◆ Code that draws figures ◆
_ _ _

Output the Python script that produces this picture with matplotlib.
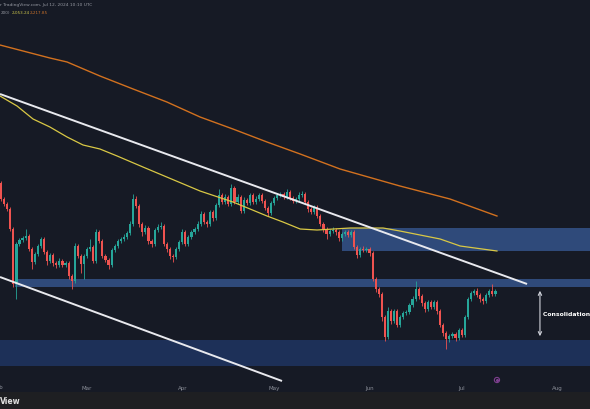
import matplotlib
matplotlib.use("Agg")
import matplotlib.pyplot as plt
import matplotlib.transforms as mtransforms
from matplotlib.patches import Rectangle
import numpy as np

# daily candles, day 0 = Feb 1 (values in chart units)
first_open = 216
closes = [
    200, 195, 190, 170, 115, 155, 159, 161, 163, 150,
    137, 145, 153, 160, 147, 138, 144, 136, 134, 138,
    134, 136, 123, 118, 153, 143, 135, 143, 150, 152,
    138, 167, 158, 143, 139, 134, 149, 153, 158, 160,
    162, 166, 175, 200, 193, 175, 167, 171, 158, 155,
    169, 172, 173, 155, 150, 143, 142, 150, 157, 167,
    155, 162, 167, 170, 175, 185, 177, 175, 187, 181,
    194, 204, 197, 202, 195, 211, 197, 202, 188, 199,
    196, 204, 197, 200, 204, 198, 191, 186, 196, 201,
    204, 205, 202, 207, 201, 198, 200, 204, 205, 197,
    190, 187, 192, 183, 175, 170, 165, 168, 169, 167,
    161, 165, 167, 164, 167, 152, 144, 150, 149, 150,
    146, 120, 110, 105, 82, 62, 88, 78, 88, 74,
    82, 86, 87, 94, 100, 110, 103, 96, 90, 97,
    92, 97, 88, 74, 66, 60, 63, 65, 61, 69,
    64, 82, 100, 106, 108, 104, 100, 98, 104, 108,
    105, 108,
]
highs = [
    218, 202, 197, 192, 172, 157, 161, 163, 170, 165,
    152, 147, 155, 162, 162, 149, 146, 146, 138, 141,
    140, 138, 138, 125, 156, 155, 145, 145, 152, 160,
    154, 170, 169, 160, 145, 141, 151, 155, 160, 162,
    165, 168, 178, 205, 203, 195, 177, 174, 173, 160,
    171, 175, 177, 175, 157, 152, 145, 152, 159, 170,
    169, 164, 169, 172, 178, 188, 187, 179, 189, 189,
    196, 210, 206, 205, 204, 215, 213, 205, 204, 202,
    201, 206, 206, 203, 206, 206, 200, 193, 198, 203,
    206, 207, 207, 210, 209, 203, 202, 207, 208, 207,
    199, 192, 194, 194, 185, 177, 172, 170, 172, 171,
    169, 167, 169, 169, 169, 169, 154, 152, 153, 152,
    152, 148, 122, 112, 107, 84, 92, 90, 90, 90,
    84, 88, 89, 96, 103, 118, 112, 105, 98, 99,
    99, 99, 99, 90, 76, 68, 65, 67, 67, 71,
    71, 84, 102, 108, 110, 111, 106, 102, 106, 110,
    115, 110,
]
lows = [
    198, 193, 188, 168, 112, 100, 153, 157, 159, 148,
    130, 135, 143, 151, 145, 134, 136, 133, 131, 132,
    132, 132, 120, 110, 116, 141, 126, 120, 141, 148,
    136, 136, 156, 141, 137, 130, 132, 147, 151, 156,
    158, 160, 164, 173, 191, 172, 163, 165, 155, 152,
    153, 167, 170, 153, 147, 140, 137, 140, 148, 155,
    153, 153, 160, 165, 168, 173, 175, 172, 173, 178,
    179, 192, 195, 195, 193, 193, 195, 195, 186, 186,
    194, 194, 195, 195, 198, 196, 189, 183, 184, 194,
    199, 202, 200, 200, 199, 196, 196, 198, 202, 195,
    187, 185, 185, 181, 173, 167, 160, 163, 166, 164,
    158, 158, 163, 162, 162, 150, 141, 142, 147, 147,
    143, 118, 107, 102, 78, 58, 60, 75, 76, 72,
    72, 80, 84, 85, 92, 98, 100, 93, 87, 88,
    90, 90, 85, 72, 63, 50, 57, 61, 58, 59,
    62, 62, 80, 98, 104, 102, 97, 95, 96, 102,
    103, 103,
]

ma200_days = [0.65, 16.9, 22.5, 33.2, 44.0, 55.0, 65.8, 76.5, 87.6, 98.4, 111.4, 130.9, 147.2, 162.5]
ma200_vals = [354, 341, 337, 323, 310, 297, 282, 270, 257, 245, 230, 213, 200, 183]
ma100_days = [0.65, 6.2, 11.4, 16.9, 22.5, 27.7, 33.2, 38.8, 47.2, 65.8, 76.5, 82.1, 87.6,
              92.8, 98.4, 103.9, 114.7, 125.4, 130.9, 144.0, 150.5, 162.5]
ma100_vals = [303, 293, 280, 272, 262, 254, 250, 243, 232, 208, 197, 190, 183,
              177, 170, 169, 171, 171, 168, 160, 153, 148]

# channel lines (day, value)
upper_line = ([0.65, 172.3], [305, 115])
lower_line = ([0.65, 92.5], [122, 18])

# zones: (start day, bottom, top)
zones = [
    (112.1, 148, 171, "#2f4a7a"),
    (5.5, 112, 120, "#2f4a7a"),
    (0.0, 33, 59, "#1d3058"),
]

month_days = [0, 29, 60, 90, 121, 151, 182]
month_names = ["Feb", "Mar", "Apr", "May", "Jun", "Jul", "Aug"]

BG = "#161a25"
UP = "#26a69a"
DOWN = "#ef5350"

W, H = 590, 410
fig = plt.figure(figsize=(W / 100, H / 100), dpi=100, facecolor=BG)
ax = fig.add_axes([0, 27 / H, 1, 363 / H])
ax.set_facecolor(BG)
x0, x1 = 0.65, 192.8
ax.set_xlim(x0, x1)
ax.set_ylim(17, 380)

for start, lo, hi, col in zones:
    ax.add_patch(Rectangle((start, lo), x1 - start, hi - lo, facecolor=col,
                           edgecolor="none", zorder=1))

closes = np.array(closes, dtype=float)
opens = np.concatenate([[first_open], closes[:-1]])
days = np.arange(1, len(closes) + 1)
colors = np.where(closes >= opens, UP, DOWN)

ax.vlines(days, lows, highs, colors=colors, linewidth=0.6, zorder=3)
body = closes - opens
body = np.where(np.abs(body) < 1, 1, body)
ax.bar(days, body, bottom=opens, width=0.7, color=colors, linewidth=0, zorder=4)

ax.plot(ma200_days, ma200_vals, color="#d2711f", lw=1.0, zorder=5)
ax.plot(ma100_days, ma100_vals, color="#d9c845", lw=0.9, zorder=5)
ax.plot(*upper_line, color="#e8e9ee", lw=1.4, zorder=6, solid_capstyle="butt")
ax.plot(*lower_line, color="#e8e9ee", lw=1.4, zorder=6, solid_capstyle="butt")

ax.annotate("", xy=(176.5, 111), xytext=(176.5, 60),
            arrowprops=dict(arrowstyle="<->", color="#d1d4dc", lw=0.8, mutation_scale=6),
            zorder=7)
ax.text(177.5, 85, "Consolidation Zone", fontsize=4.4, fontweight="bold", color="white",
        va="center", ha="left", clip_on=False, zorder=7)

ax.scatter([162.5], [19], s=14, facecolors="none", edgecolors="#7e3f8f", linewidths=0.8,
           clip_on=False, zorder=7)
ax.scatter([162.5], [19], s=1.5, color="#7e3f8f", clip_on=False, zorder=7)

for sp in ax.spines.values():
    sp.set_visible(False)
ax.set_yticks([])
ax.set_xticks(month_days[1:])
ax.set_xticklabels(month_names[1:])
ax.tick_params(axis="x", length=0, pad=2, labelsize=4, labelcolor="#8b8f99")
trans = mtransforms.blended_transform_factory(ax.transData, ax.transAxes)
ax.text(month_days[0], -0.0055, month_names[0], transform=trans, fontsize=4,
        color="#8b8f99", ha="center", va="top", clip_on=False)

# header
fig.text(0.0, 1 - 5 / H, "r TradingView.com, Jul 12, 2024 10:10 UTC", fontsize=3.2,
         color="#9598a1", va="center")
fig.text(1 / W, 1 - 13 / H, "200)", fontsize=3.0, color="#9598a1", va="center")
fig.text(12 / W, 1 - 13 / H, "2,053.24", fontsize=3.0, color="#c9c24a", va="center")
fig.text(30 / W, 1 - 13 / H, "2,217.85", fontsize=3.0, color="#c8702a", va="center")

# footer
fig.patches.append(Rectangle((0, 0), 1, 17 / H, transform=fig.transFigure,
                             facecolor="#1e1f22", edgecolor="none", zorder=0))
fig.text(0.0, 8 / H, "View", fontsize=5.5, fontweight="bold", color="#e0e0e0", va="center")

fig.savefig("out.png", dpi=100, facecolor=BG)
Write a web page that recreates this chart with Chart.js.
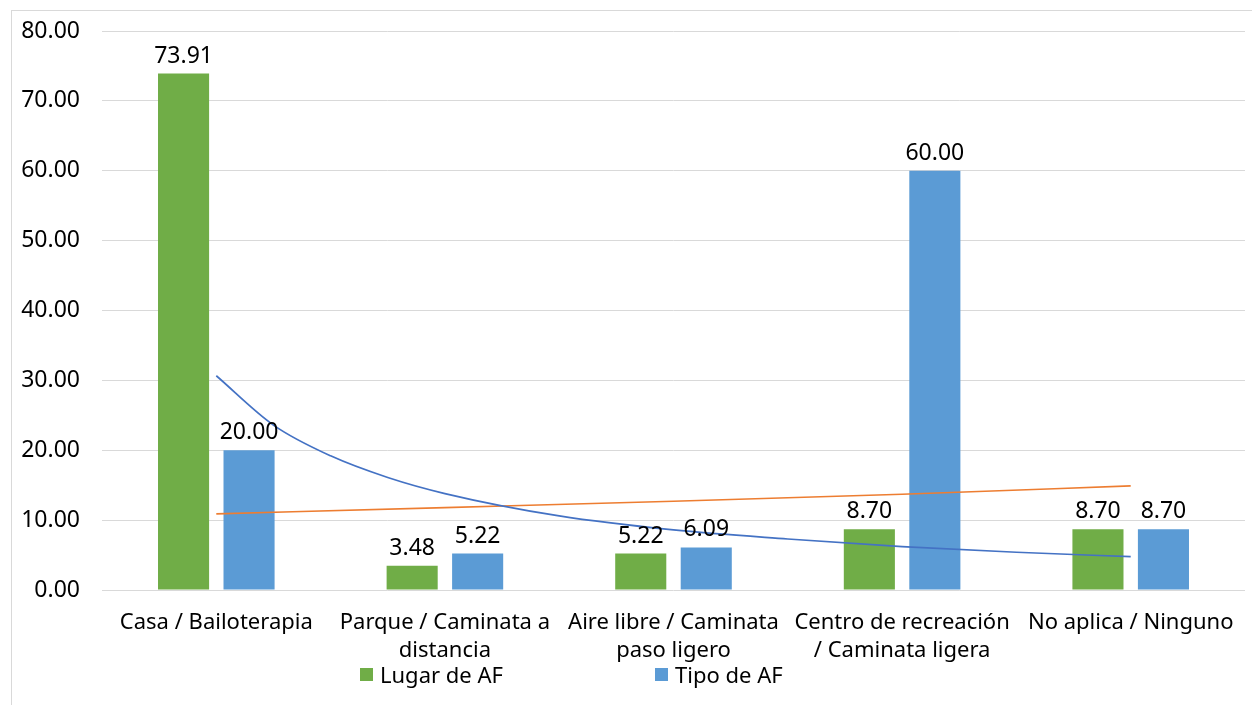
<!DOCTYPE html>
<html>
<head>
<meta charset="utf-8">
<script src="https://cdn.jsdelivr.net/npm/chart.js@4.4.1/dist/chart.umd.min.js"></script>
<style>
  html, body { margin: 0; padding: 0; background: #fff; }
  #wrap { position: relative; width: 1252px; height: 705px; overflow: hidden; }
  #frame { position: absolute; left: 11px; top: 10px; width: 1400px; height: 900px;
           border-left: 1px solid #d9d9d9; border-top: 1px solid #d9d9d9; }
  #chart { position: absolute; left: 0; top: 0; }
  .legend-item { position: absolute; top: 659px; font: 22px "Noto Sans", sans-serif; color: #000;
                 display: flex; align-items: center; white-space: nowrap; }
  .legend-item span.box { display: inline-block; width: 13px; height: 13px; margin-right: 7px; }
</style>
</head>
<body>
<div id="wrap">
  <div id="frame"></div>
  <canvas id="chart" width="1252" height="705"></canvas>
  <div id="legend"></div>
</div>
<script>
var categories = [
  "Casa / Bailoterapia",
  ["Parque / Caminata a", "distancia"],
  ["Aire libre / Caminata", "paso ligero"],
  ["Centro de recreación", "/ Caminata ligera"],
  "No aplica / Ninguno"
];
var lugarAF = [73.91, 3.48, 5.22, 8.70, 8.70];
var tipoAF = [20.00, 5.22, 6.09, 60.00, 8.70];

// trendlines (x = category index)
var trendBlueX = [0, 0.25, 0.5, 0.75, 1, 1.5, 2, 2.5, 3, 3.5, 4];
var trendBlueY = [30.66, 23.6, 19.2, 16.1, 13.8, 10.6, 8.6, 7.3, 6.2, 5.4, 4.77];
var trendOrangeX = [0, 1, 2, 3, 4];
var trendOrangeY = [10.9, 11.8, 12.7, 13.7, 14.9];

var yTicks = [0, 10, 20, 30, 40, 50, 60, 70, 80];

var colors = { green: "#70ad47", blue: "#5b9bd5", trendBlue: "#4472c4", orange: "#ed7d31", grid: "#d9d9d9" };
var fontFamily = '"Noto Sans", sans-serif';

function toPoints(xs, ys) {
  var pts = [];
  for (var i = 0; i < xs.length; i++) pts.push({ x: xs[i], y: ys[i] });
  return pts;
}

// value labels above the bars
var barLabels = {
  id: "barLabels",
  afterDatasetsDraw: function(chart) {
    var ctx = chart.ctx;
    ctx.save();
    ctx.font = "23px " + fontFamily;
    ctx.fillStyle = "#000";
    ctx.textAlign = "center";
    ctx.textBaseline = "alphabetic";
    chart.data.datasets.forEach(function(ds, di) {
      if (ds.type !== "bar") return;
      var meta = chart.getDatasetMeta(di);
      meta.data.forEach(function(bar, i) {
        ctx.fillText(ds.data[i].toFixed(2), bar.x, bar.y - 11);
      });
    });
    ctx.restore();
  }
};

// the bar ruler picks up the half-step trend points, so the group width is doubled here
var barOpts = { categoryPercentage: 1.146, barPercentage: 0.78 };

var chart = new Chart(document.getElementById("chart").getContext("2d"), {
  data: {
    labels: categories,
    datasets: [
      { type: "line", label: "trend1", data: toPoints(trendBlueX, trendBlueY), xAxisID: "xt",
        borderColor: colors.trendBlue, borderWidth: 1.7, pointRadius: 0, fill: false,
        cubicInterpolationMode: "monotone", order: 0 },
      { type: "line", label: "trend2", data: toPoints(trendOrangeX, trendOrangeY), xAxisID: "xt",
        borderColor: colors.orange, borderWidth: 1.7, pointRadius: 0, fill: false,
        cubicInterpolationMode: "monotone", order: 0 },
      { type: "bar", label: "Lugar de AF", data: lugarAF, backgroundColor: colors.green,
        categoryPercentage: barOpts.categoryPercentage, barPercentage: barOpts.barPercentage, order: 1 },
      { type: "bar", label: "Tipo de AF", data: tipoAF, backgroundColor: colors.blue,
        categoryPercentage: barOpts.categoryPercentage, barPercentage: barOpts.barPercentage, order: 1 }
    ]
  },
  options: {
    responsive: false,
    animation: false,
    layout: { padding: { top: 31, right: 7, left: 0, bottom: 0 } },
    plugins: { legend: { display: false }, tooltip: { enabled: false } },
    scales: {
      x: {
        type: "category",
        offset: true,
        grid: { display: false },
        border: { display: false },
        ticks: { color: "#000", font: { family: fontFamily, size: 22, lineHeight: 1.27 }, padding: 11,
                 maxRotation: 0, autoSkip: false },
        afterFit: function(scale) { scale.height = 115; }
      },
      xt: {
        type: "linear",
        display: false,
        min: -0.5,
        max: 4.5
      },
      y: {
        min: 0,
        max: 80,
        afterBuildTicks: function(scale) {
          scale.ticks = yTicks.map(function(v) { return { value: v }; });
        },
        grid: { color: colors.grid, lineWidth: 1, drawTicks: false },
        border: { display: false },
        ticks: { color: "#000", font: { family: fontFamily, size: 23 }, padding: 22,
                 callback: function(v) { return Number(v).toFixed(2); } },
        afterFit: function(scale) {
          scale.width = 102;
          // tick padding should not push the plot down
          scale.paddingTop = 0;
          scale.paddingBottom = 0;
        }
      }
    }
  },
  plugins: [barLabels]
});

// legend, built from the bar datasets
var legendLeft = [360, 655];
var legendEl = document.getElementById("legend");
chart.data.datasets.filter(function(d) { return d.type === "bar"; }).forEach(function(d, i) {
  var item = document.createElement("div");
  item.className = "legend-item";
  item.style.left = legendLeft[i] + "px";
  item.innerHTML = '<span class="box" style="background:' + d.backgroundColor + '"></span>' + d.label;
  legendEl.appendChild(item);
});
</script>
</body>
</html>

_ _ _

◆ THE PROBLEM ◆
Copy nothing but the lines from the first one in the listing through the line with "import numpy as np", and omit the pictures.

◆ EXPECTED OUTPUT ◆
Output the Python script that produces this picture with matplotlib.
import matplotlib
matplotlib.use("Agg")
import matplotlib.pyplot as plt
import matplotlib.transforms as mtransforms
from matplotlib.patches import Rectangle
import numpy as np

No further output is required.